Find each line with the word "diagram" and copy it.
### Record excerpts ###
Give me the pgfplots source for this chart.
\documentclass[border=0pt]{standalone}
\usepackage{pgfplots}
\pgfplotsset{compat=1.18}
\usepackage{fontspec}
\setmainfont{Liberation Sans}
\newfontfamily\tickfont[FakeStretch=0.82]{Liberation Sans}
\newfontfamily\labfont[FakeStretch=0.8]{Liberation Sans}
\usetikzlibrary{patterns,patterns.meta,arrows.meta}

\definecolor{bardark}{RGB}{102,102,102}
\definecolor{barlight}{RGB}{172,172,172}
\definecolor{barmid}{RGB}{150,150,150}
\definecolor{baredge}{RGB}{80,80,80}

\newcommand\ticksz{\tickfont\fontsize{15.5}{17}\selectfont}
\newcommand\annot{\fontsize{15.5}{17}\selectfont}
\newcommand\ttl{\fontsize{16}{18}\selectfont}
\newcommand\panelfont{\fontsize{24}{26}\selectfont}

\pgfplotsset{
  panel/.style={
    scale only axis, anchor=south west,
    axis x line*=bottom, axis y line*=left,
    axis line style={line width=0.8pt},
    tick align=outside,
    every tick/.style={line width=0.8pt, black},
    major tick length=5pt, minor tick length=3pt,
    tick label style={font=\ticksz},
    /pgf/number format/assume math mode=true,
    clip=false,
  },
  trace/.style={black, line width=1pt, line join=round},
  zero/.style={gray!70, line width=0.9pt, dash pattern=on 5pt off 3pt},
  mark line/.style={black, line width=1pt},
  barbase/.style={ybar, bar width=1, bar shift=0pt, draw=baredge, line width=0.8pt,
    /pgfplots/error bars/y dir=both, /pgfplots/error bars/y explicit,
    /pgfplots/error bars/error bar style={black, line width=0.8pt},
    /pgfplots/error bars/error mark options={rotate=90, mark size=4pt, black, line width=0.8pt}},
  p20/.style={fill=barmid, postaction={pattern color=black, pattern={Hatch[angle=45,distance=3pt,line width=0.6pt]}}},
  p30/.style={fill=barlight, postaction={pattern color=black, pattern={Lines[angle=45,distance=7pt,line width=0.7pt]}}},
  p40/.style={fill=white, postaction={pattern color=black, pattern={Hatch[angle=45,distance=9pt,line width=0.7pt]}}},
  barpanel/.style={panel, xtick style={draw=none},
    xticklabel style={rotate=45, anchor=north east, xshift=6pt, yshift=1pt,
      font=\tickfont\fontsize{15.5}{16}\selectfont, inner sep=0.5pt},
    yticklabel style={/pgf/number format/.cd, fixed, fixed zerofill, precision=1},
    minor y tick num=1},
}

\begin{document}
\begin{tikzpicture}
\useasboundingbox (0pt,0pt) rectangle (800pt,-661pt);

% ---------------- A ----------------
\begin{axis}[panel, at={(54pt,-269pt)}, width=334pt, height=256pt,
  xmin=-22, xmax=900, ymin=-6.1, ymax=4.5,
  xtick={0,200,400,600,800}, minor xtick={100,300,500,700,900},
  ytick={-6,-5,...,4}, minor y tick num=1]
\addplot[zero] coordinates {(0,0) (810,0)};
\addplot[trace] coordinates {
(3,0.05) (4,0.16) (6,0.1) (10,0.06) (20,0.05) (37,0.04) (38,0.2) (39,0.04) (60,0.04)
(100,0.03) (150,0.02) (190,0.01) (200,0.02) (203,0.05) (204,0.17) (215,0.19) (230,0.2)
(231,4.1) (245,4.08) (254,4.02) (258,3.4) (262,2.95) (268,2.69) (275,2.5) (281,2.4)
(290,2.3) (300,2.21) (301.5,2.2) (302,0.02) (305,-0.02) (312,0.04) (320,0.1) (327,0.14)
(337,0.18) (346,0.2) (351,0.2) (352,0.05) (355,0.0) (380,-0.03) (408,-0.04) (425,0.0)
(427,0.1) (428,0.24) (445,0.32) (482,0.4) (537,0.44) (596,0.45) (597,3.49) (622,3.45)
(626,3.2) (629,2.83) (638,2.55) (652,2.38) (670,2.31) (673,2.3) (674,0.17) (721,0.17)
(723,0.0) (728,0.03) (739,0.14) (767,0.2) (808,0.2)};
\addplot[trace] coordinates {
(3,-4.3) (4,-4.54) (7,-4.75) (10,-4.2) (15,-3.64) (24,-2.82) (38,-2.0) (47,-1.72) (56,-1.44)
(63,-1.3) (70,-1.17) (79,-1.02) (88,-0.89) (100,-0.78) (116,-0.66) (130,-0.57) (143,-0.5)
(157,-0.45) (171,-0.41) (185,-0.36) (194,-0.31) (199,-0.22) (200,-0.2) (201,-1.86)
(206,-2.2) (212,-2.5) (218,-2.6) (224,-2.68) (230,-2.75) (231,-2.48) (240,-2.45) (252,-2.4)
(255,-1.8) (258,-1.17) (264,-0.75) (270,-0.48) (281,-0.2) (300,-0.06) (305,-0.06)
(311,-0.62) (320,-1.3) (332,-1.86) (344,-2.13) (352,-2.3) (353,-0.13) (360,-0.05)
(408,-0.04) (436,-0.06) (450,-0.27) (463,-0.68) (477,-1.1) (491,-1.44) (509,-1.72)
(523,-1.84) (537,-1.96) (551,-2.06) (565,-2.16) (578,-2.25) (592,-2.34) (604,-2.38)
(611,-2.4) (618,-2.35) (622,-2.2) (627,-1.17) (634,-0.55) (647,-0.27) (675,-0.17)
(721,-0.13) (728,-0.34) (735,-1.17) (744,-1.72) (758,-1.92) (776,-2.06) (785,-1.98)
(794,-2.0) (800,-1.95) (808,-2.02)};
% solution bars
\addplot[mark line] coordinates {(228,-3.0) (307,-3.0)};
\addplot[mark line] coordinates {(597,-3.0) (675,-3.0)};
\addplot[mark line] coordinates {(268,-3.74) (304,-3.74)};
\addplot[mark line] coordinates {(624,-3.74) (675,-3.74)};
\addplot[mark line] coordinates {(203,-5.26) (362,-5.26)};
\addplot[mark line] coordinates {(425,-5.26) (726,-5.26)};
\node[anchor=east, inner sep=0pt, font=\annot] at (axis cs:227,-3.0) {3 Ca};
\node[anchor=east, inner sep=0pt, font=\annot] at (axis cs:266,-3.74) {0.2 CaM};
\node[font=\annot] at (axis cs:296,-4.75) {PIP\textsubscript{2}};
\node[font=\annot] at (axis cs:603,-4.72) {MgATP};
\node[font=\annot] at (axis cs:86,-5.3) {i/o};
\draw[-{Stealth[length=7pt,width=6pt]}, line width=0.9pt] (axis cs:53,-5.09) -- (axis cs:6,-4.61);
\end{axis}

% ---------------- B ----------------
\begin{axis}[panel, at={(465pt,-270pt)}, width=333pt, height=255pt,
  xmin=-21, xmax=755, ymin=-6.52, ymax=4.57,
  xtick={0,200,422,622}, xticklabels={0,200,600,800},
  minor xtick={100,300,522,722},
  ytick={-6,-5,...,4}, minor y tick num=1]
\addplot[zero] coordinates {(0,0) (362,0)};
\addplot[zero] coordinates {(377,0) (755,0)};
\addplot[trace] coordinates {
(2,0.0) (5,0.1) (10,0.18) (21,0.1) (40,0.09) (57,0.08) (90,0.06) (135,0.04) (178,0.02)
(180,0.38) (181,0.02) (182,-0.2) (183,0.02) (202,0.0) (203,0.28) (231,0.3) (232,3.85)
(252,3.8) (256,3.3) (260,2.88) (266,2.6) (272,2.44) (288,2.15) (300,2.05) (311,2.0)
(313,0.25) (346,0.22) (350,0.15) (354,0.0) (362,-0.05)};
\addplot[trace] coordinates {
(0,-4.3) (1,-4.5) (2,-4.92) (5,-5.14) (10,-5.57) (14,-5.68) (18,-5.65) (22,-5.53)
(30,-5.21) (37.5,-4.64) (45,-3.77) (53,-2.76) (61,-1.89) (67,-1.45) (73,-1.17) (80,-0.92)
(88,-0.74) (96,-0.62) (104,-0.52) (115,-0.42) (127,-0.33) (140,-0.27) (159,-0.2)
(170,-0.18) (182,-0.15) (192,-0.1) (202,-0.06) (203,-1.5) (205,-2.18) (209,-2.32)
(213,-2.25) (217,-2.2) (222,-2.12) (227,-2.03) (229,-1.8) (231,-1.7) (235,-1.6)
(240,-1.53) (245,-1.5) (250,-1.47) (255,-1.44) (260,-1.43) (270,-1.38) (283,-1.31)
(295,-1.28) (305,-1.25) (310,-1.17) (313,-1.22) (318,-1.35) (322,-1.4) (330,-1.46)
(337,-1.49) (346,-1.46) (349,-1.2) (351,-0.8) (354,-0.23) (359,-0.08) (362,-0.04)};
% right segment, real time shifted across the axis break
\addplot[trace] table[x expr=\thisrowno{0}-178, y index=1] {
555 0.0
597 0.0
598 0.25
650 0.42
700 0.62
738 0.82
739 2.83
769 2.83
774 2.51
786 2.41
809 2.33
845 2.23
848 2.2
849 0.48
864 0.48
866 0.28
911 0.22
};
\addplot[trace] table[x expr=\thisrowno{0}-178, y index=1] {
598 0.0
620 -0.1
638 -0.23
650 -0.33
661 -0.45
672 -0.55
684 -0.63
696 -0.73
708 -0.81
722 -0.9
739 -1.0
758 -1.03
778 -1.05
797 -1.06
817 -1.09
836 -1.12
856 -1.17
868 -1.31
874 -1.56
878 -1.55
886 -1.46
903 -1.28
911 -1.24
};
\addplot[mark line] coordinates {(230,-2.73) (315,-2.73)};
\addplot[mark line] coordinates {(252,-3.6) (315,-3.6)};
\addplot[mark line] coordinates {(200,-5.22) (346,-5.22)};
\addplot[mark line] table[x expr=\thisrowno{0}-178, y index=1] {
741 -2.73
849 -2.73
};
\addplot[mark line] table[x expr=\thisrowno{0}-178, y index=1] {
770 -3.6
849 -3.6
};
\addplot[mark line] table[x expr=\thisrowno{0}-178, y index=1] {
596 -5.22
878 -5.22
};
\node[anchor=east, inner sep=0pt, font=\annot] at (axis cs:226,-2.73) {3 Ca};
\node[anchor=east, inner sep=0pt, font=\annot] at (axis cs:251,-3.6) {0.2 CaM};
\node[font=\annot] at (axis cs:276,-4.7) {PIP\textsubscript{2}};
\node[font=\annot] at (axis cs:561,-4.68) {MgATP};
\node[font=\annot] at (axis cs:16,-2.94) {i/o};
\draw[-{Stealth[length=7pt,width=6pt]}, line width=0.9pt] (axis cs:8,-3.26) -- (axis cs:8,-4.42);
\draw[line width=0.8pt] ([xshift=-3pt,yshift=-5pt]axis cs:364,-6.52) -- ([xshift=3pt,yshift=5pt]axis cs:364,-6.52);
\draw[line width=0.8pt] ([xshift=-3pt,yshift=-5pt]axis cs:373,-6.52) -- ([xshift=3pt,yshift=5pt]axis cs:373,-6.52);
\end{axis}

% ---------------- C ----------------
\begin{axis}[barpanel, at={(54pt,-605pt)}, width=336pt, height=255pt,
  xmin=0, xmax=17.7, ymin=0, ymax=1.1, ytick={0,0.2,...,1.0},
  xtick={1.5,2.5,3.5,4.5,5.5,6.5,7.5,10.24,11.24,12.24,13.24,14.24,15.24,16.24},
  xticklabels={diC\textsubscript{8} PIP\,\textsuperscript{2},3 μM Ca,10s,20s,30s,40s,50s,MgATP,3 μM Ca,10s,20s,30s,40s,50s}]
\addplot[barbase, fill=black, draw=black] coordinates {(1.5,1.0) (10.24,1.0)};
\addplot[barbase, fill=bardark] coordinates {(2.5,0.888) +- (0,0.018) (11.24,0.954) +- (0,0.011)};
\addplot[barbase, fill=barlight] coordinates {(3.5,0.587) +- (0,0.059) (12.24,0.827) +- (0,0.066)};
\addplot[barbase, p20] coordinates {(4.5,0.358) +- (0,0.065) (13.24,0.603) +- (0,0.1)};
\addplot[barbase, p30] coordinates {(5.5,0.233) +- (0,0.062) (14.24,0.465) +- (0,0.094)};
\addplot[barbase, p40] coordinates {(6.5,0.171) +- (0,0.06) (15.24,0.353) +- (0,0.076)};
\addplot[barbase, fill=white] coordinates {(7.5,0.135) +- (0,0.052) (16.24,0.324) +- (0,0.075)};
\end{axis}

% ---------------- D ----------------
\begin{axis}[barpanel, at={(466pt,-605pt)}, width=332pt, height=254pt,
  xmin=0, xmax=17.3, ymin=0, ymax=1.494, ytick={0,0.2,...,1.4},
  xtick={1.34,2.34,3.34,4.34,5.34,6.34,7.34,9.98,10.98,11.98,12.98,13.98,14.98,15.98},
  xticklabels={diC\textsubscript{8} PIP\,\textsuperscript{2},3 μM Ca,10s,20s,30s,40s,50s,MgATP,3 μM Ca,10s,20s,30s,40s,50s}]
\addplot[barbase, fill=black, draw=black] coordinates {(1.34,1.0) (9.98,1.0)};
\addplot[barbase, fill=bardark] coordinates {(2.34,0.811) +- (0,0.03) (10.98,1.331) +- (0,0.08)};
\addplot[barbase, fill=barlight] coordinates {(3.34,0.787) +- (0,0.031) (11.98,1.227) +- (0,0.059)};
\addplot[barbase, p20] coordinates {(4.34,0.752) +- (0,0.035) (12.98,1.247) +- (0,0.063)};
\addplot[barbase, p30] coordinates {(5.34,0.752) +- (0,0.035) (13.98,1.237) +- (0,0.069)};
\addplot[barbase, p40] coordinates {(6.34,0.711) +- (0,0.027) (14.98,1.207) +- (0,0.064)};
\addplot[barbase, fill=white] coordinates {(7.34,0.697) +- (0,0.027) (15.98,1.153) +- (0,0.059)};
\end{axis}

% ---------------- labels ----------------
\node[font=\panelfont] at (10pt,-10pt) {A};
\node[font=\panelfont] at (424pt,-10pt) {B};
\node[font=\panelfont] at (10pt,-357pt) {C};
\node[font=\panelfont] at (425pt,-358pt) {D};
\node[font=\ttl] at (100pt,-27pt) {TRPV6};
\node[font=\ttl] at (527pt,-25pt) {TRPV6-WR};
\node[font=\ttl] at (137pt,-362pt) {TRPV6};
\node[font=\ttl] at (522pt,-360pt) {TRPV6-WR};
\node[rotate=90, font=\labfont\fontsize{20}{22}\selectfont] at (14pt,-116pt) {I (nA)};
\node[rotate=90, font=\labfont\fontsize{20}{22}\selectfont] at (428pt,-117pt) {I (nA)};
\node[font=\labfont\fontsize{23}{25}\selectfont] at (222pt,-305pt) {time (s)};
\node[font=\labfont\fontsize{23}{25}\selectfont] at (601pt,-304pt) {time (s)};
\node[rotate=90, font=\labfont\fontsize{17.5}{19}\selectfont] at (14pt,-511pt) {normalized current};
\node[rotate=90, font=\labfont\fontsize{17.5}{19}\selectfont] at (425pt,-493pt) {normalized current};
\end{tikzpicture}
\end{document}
###
### Record excerpts ###
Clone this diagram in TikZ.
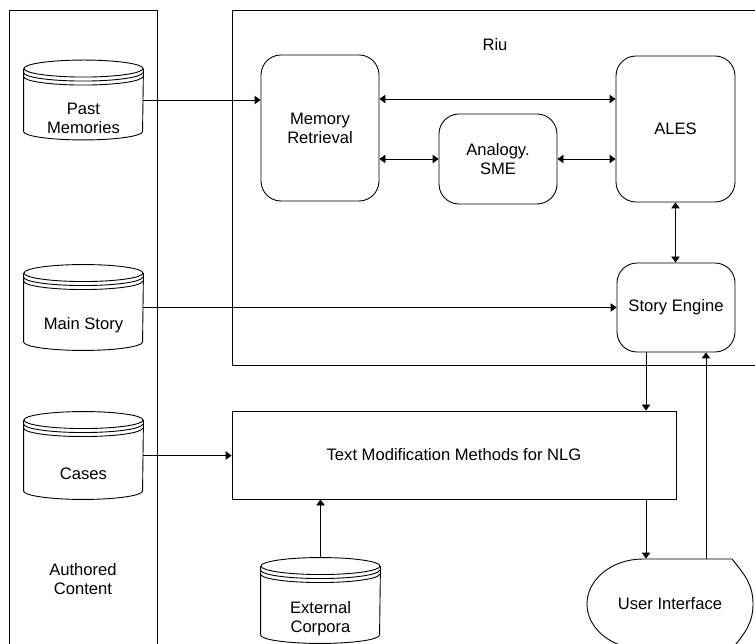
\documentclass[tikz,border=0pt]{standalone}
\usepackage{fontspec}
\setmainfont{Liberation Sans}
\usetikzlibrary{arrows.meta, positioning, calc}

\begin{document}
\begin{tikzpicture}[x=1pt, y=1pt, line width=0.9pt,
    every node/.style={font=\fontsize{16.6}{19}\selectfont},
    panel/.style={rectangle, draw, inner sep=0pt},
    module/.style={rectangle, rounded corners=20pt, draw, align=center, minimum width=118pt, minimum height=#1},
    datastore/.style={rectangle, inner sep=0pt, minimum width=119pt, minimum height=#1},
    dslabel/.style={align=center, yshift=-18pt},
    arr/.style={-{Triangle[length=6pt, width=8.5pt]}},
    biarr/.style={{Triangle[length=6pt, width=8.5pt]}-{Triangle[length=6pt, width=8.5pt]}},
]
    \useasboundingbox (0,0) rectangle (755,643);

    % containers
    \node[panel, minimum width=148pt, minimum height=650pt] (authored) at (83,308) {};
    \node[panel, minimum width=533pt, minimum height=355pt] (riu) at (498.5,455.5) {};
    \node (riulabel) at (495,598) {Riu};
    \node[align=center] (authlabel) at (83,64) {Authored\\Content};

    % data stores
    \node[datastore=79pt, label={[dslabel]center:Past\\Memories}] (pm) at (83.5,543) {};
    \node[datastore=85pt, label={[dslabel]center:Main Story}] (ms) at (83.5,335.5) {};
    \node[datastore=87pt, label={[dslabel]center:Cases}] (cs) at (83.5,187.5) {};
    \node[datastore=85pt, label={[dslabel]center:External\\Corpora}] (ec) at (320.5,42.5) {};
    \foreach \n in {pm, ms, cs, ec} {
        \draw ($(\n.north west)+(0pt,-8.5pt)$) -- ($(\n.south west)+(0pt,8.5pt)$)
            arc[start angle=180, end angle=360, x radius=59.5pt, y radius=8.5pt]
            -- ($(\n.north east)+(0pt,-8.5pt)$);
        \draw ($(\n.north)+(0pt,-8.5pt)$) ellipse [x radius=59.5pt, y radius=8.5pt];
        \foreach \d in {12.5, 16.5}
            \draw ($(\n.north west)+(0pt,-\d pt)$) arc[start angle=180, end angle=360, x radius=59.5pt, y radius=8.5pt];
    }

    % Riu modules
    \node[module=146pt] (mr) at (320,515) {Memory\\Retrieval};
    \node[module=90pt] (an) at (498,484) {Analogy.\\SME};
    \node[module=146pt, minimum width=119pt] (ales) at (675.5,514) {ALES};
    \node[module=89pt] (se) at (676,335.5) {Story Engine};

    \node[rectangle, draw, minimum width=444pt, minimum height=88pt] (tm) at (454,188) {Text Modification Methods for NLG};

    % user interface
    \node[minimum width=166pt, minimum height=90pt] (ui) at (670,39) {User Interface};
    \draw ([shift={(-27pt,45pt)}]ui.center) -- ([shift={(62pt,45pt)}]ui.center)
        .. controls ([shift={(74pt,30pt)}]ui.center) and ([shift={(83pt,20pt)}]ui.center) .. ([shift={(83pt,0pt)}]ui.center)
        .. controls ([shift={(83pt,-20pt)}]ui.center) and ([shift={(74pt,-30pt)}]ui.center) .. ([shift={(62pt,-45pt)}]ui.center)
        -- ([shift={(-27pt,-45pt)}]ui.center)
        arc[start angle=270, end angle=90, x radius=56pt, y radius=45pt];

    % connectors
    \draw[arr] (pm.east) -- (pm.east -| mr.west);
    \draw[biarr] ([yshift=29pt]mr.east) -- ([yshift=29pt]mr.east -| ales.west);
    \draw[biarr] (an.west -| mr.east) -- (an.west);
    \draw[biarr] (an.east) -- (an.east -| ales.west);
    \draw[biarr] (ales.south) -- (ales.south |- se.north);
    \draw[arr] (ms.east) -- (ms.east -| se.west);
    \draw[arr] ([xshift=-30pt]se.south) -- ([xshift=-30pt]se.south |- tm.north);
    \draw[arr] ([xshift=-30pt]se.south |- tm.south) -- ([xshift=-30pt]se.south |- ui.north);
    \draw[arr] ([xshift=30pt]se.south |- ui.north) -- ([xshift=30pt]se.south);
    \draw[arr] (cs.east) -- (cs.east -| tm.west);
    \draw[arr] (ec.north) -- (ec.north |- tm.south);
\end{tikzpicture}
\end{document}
###
### Record excerpts ###
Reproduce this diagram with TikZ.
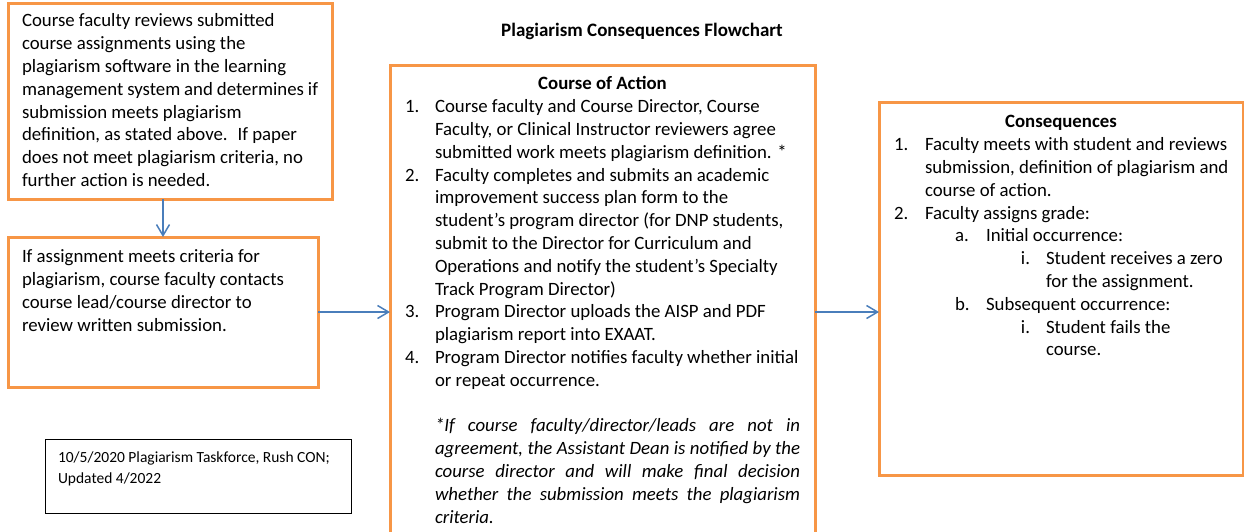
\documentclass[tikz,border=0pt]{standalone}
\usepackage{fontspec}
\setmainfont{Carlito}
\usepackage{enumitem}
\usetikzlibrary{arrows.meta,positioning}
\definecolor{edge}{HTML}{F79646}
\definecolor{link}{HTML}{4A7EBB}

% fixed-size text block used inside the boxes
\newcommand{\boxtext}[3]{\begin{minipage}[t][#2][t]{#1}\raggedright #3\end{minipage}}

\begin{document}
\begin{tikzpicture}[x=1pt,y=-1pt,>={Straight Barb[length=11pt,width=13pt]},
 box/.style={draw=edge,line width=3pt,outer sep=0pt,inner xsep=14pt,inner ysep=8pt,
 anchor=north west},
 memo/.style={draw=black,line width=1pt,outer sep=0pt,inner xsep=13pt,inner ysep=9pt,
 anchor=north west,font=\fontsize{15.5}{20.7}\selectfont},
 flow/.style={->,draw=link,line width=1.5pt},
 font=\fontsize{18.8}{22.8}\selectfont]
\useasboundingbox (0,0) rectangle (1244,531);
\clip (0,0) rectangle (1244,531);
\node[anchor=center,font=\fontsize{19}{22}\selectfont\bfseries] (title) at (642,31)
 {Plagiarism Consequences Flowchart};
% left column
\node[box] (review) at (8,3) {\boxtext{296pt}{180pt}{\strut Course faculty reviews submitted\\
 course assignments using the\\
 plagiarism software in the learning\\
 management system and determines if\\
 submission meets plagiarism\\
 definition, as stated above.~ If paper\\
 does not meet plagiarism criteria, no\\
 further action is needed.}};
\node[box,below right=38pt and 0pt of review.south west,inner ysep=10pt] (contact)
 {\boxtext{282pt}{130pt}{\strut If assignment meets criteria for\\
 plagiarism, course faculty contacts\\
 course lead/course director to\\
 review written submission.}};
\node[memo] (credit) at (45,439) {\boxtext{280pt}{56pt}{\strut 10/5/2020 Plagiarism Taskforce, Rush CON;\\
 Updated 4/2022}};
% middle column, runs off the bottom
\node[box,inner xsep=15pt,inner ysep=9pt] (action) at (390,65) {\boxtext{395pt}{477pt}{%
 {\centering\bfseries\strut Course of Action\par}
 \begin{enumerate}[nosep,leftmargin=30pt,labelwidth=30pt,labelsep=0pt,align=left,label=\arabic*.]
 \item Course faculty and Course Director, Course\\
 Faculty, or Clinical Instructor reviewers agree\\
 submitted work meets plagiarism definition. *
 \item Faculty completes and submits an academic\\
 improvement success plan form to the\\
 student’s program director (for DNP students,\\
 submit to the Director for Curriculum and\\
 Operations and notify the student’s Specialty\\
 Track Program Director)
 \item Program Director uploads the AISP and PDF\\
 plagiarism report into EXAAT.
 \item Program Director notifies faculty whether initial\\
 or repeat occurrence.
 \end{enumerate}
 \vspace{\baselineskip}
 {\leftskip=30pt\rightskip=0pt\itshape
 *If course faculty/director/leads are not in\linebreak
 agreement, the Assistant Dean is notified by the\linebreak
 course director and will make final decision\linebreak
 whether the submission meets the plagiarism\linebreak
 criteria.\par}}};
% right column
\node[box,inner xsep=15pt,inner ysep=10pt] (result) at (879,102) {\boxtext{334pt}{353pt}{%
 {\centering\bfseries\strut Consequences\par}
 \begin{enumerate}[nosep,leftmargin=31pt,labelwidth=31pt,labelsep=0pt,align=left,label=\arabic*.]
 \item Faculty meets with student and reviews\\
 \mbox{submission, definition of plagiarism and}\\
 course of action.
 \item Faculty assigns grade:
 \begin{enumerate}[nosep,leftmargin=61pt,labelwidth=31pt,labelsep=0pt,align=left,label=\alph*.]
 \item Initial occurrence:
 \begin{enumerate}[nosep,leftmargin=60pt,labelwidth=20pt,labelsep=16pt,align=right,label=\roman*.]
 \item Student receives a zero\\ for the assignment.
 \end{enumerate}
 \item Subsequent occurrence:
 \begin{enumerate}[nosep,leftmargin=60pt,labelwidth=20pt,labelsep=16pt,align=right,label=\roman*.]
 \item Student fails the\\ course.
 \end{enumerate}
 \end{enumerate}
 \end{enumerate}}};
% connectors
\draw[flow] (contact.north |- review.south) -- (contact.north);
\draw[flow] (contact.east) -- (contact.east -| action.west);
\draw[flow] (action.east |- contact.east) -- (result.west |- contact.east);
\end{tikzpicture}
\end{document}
###
Response below ->
Clone this diagram in TikZ.
Reproduce this diagram with TikZ.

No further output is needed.